Dopo l’interiorità, mons. Martella inaugura la seconda tappa del progetto “Con Cristo sui sentieri della speranza” dedicata alla relazionalità
Trentanove pagine dedicate ai giovani, “a quelli vicini e a quelli lontani”. Il nostro Vescovo dedica la sua lettera pastorale “La relazionalità: via della speranza” proprio a loro, ai più giovani, con i quali vuole costruire “un cammino di speranza, attraverso la qualità delle relazioni umane ispirate alla fede e alla testimonianza cristiana”. I giovani hanno dalla loro parte l’età, la gioventù, ma sono i più esposti ai colpi sordidi di questa civiltà pansessualizzante e portata al consumo di ogni cosa e di ogni sentimento. Gli stessi rapporti umani sono diventati un tanto distanti e distaccati, e non tragga in inganno l’estrema facilità con cui oggi ci si può scambiare in tempo reale messaggi attraverso l’uso di Internet o del cellulare.
A tale facilità non corrisponde un’altrettanta qualità delle relazioni, né una vittoria sulla solitudine. Lo sostiene mons. Martella quando scrive che “il mondo sembra un insieme enorme di solitudini. [...] nell’epoca dei mezzi di comunicazione, sempre più sofisticati ed innovativi, aumentano le solitudini, perché aumenta il deficit di comunicazione.” La speranza non può affermarsi in un mondo che comunica in questo modo poco comunicante, che galleggia su messaggi tipo spot pubblicitari, che si affida ai sensi piuttosto che al senso del cuore, ad una speranza che sia in grado di liberare e liberando di creare relazioni vere, durature e per ciò significative. I sensi sono sessualizzati, ed il cuore ne porta le ferite, trascinandosi stancamente da una delusione ad una nuova illusione. La speranza cristiana, che è una speranza di felicità attuale nel Cristo dei vangeli, è obnubilata nonostante essa sia comunicazione e relazione al massimo grado. Tuttavia, anche la comunità cristiana non è immune da crisi di speranza, una sorta di riverbero opaco che su di essa si riflette del più grave e diffuso male del secolo, il cancro dell’anima, l’eclissi totale della speranza, la depressione.
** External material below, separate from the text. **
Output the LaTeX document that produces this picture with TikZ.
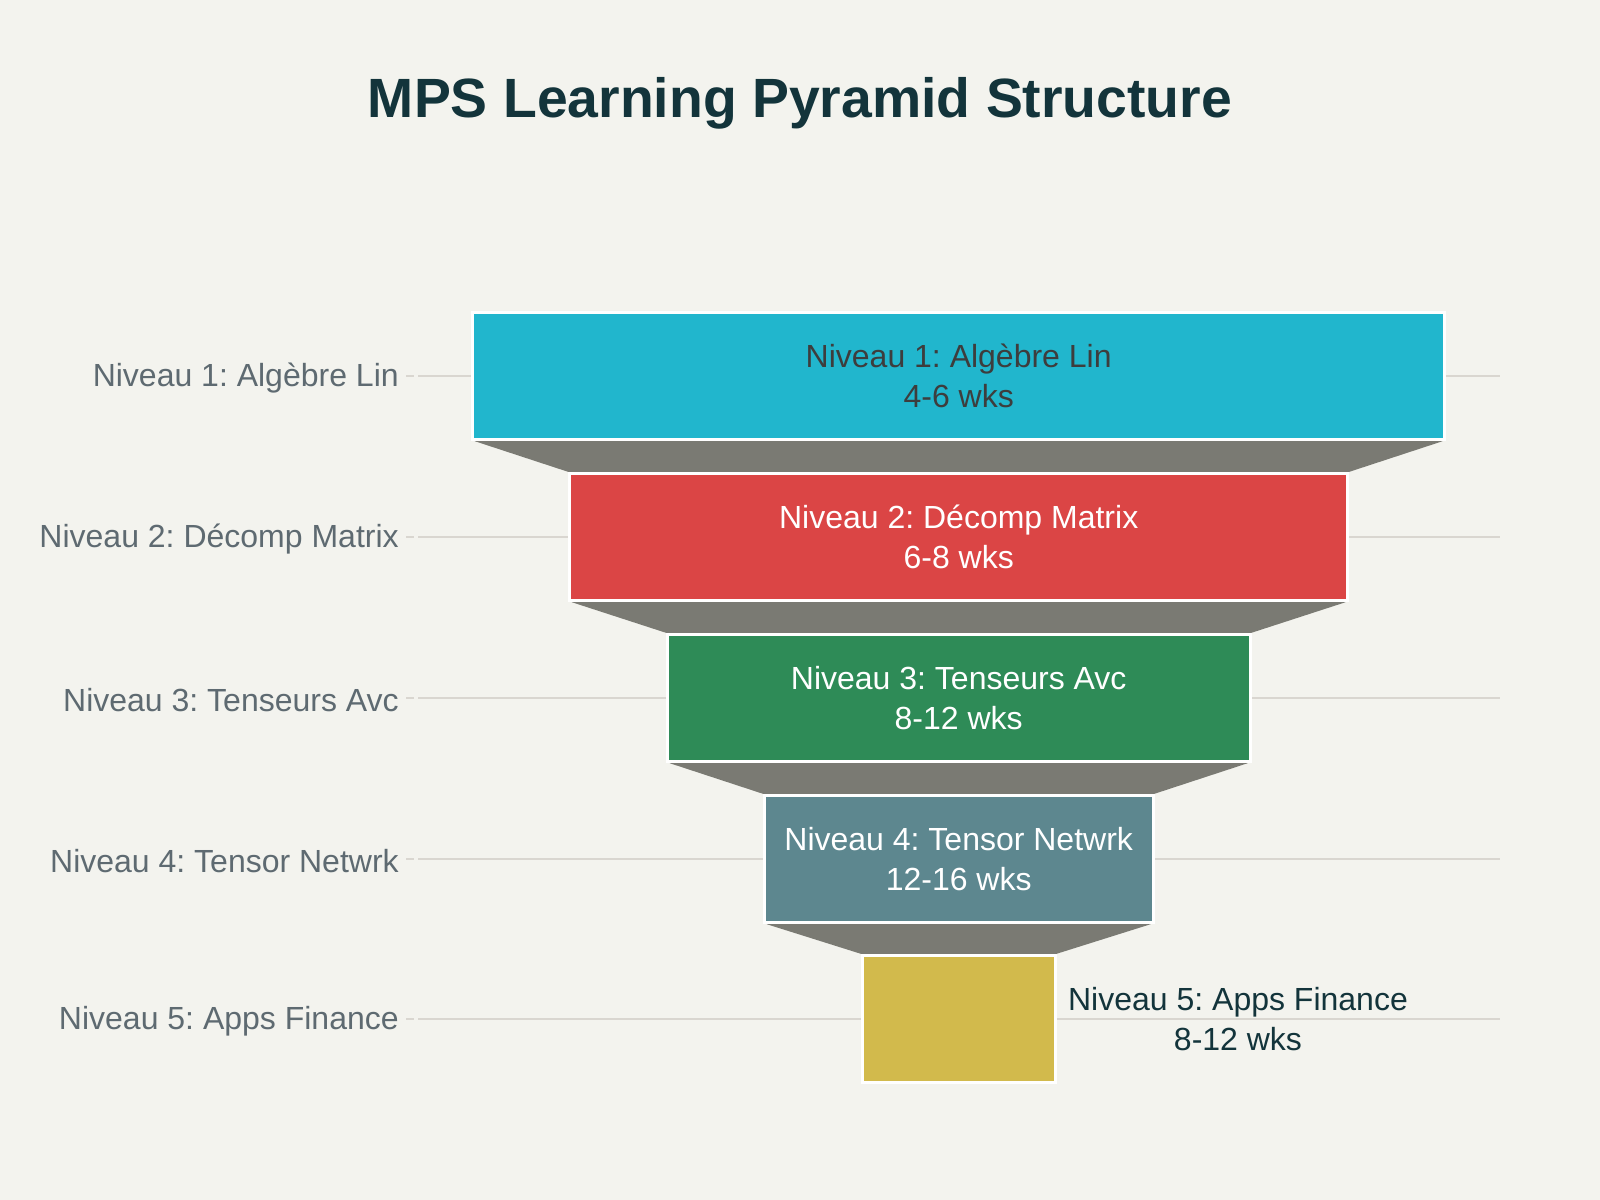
\documentclass[tikz,border=0pt]{standalone}
\usepackage{fontspec}
\setmainfont{Liberation Sans}
\frenchspacing
\pgfdeclarelayer{background}
\pgfsetlayers{background,main}
\definecolor{bgc}{HTML}{F3F3EE}
\definecolor{titlec}{HTML}{13343B}
\definecolor{labc}{HTML}{5E6A71}
\definecolor{gridc}{HTML}{D9D6D0}
\definecolor{connc}{HTML}{7A7A73}
\definecolor{cA}{HTML}{21B6CD}
\definecolor{cB}{HTML}{DB4545}
\definecolor{cC}{HTML}{2E8B57}
\definecolor{cD}{HTML}{5D878F}
\definecolor{cE}{HTML}{D2BA4C}
\definecolor{darktxt}{HTML}{3D3D3D}
\tikzset{
  lvlbar/.style={draw=white, line width=2.25pt, minimum height=95.6pt, inner sep=0pt,
    align=center, font=\fontsize{24}{30}\selectfont},
  sidelab/.style={anchor=east, text=labc, inner sep=0pt, font=\fontsize{24}{30}\selectfont},
  gridln/.style={draw=gridc, line width=1.5pt},
  tickln/.style={draw=gridc, line width=1.5pt},
  conn/.style={fill=connc},
}
\begin{document}
\begin{tikzpicture}[x=0.75pt, y=-0.75pt]
\useasboundingbox (0,0) rectangle (1600,1200);

\node[font=\fontsize{41.5}{48}\selectfont\bfseries, text=titlec] (title) at (800,103) {MPS Learning Pyramid Structure};

% bars
\node[lvlbar, fill=cA, text=darktxt, minimum width=729.4pt] (b1) at (958.7,376) {Niveau 1: Algèbre Lin\\4-6 wks};
\node[lvlbar, fill=cB, text=white, minimum width=583.9pt] (b2) at (958.7,537) {Niveau 2: Décomp Matrix\\6-8 wks};
\node[lvlbar, fill=cC, text=white, minimum width=437pt] (b3) at (958.7,698) {Niveau 3: Tenseurs Avc\\8-12 wks};
\node[lvlbar, fill=cD, text=white, minimum width=291.5pt] (b4) at (958.7,859) {Niveau 4: Tensor Netwrk\\12-16 wks};
\node[lvlbar, fill=cE, minimum width=144.7pt] (b5) at (958.7,1019) {};
\node[align=center, text=titlec, inner sep=0pt, font=\fontsize{24}{30}\selectfont] (b5t) at (1238,1019) {Niveau 5: Apps Finance\\8-12 wks};

% side labels
\node[sidelab] (l1) at (399,378) {Niveau 1: Algèbre Lin};
\node[sidelab] (l2) at (399,539) {Niveau 2: Décomp Matrix};
\node[sidelab] (l3) at (399,700) {Niveau 3: Tenseurs Avc};
\node[sidelab] (l4) at (399,861) {Niveau 4: Tensor Netwrk};
\node[sidelab] (l5) at (399,1021) {Niveau 5: Apps Finance};

\foreach \i/\y in {1/376,2/537,3/698,4/859,5/1019}{
  \coordinate (ta\i) at (406,\y);
  \coordinate (tb\i) at (414,\y);
  \coordinate (ga\i) at (418,\y);
  \coordinate (gb\i) at (1500,\y);
}

\begin{pgfonlayer}{background}
\fill[bgc] (0,0) rectangle (1600,1200);
\foreach \i in {1,...,5}{
  \draw[tickln] (ta\i) -- (tb\i);
  \draw[gridln] (ga\i) -- (gb\i);
}
\foreach \a/\b in {b1/b2,b2/b3,b3/b4,b4/b5}{
  \fill[conn] ([xshift=3pt]\a.south west) -- ([xshift=-3pt]\a.south east) -- (\b.north east) -- (\b.north west) -- cycle;
}
\end{pgfonlayer}
\end{tikzpicture}
\end{document}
Anche la comunità dei credenti crede meno, forse, ed in questo deficit di fede si annida l’incapacità di andare oltre gli stereotipi e certo ritualismo che sa di muffa, di comunicare un Dio che è vivo e che agisce nella storia, a fianco di ogni uomo di buona volontà, per finalità di bene e di speranza.
Ogni relazione deve aprirsi all’amore di Dio.
Ogni relazione presuppone una capacità di comunicare profondamente, da essenza ad essenza. Ogni relazione deve creare più relazione ed ampliare i nostri orizzonti, spostandoli in avanti, in direzione delle nuove terre e dei cieli nuovi isaitici. Proprio perché Dio è un esempio unico di relazione, è Uno e Trino nel contempo, e proprio in ragione del fatto che egli si comunica all’umanità attraverso il suo spirito, il cristiano dovrebbe essere avvantaggiato nell’opera di comunicare la speranza che non muore, uno specialista nell’arte di comunicare la speranza e l’amore.
Non sempre è così, alcune volte a causa dei contenuti che non ci sono, altre volte perché difetta la capacità di comunicare il vero, altre volte ancora perché manca il buon esempio, che da solo varrebbe cento prediche.
Mons. Martella scrive che “il cristianesimo non è un lasciare, ma un trovare. Non è la religione del no, è la religione del sì, come ripetutamente ci ricorda Benedetto XVI.” Bene, è da questa asserzione che occorre prendere le mosse per risuscitare la speranza cristiana e generare frutti copiosi di buone relazioni. La religione del sì, la fede nel sì definitivo e fedele del Signore, il quale non vuole la morte del peccatore, ma che si converta e viva. La religione della felicità, perché sia chiaro una volta per tutte che il Signore non è un dispensatore di croci e sofferenze, ma di benedizioni, non è un dio pagano, geloso della felicità delle sue creature, ma un Dio che la promuove e che si prende cura dei suoi figli. Se si riuscisse a comunicare questa importante novità, a riportarla alla luce, scrostandola da anni di verbosità e tarli, ritualismi insignificanti, paure immotivate, inferni dispensati a man bassa per presunti peccati, beh, allora la speranza cristiana splenderebbe nel
mondo e la relazione con noi stessi, con Dio e con gli altri non avrebbe più bisogno di interessanti teorizzazioni e di tecniche. Basterebbe l’incontro, di tanto in tanto, con un cristiano felice di esserlo.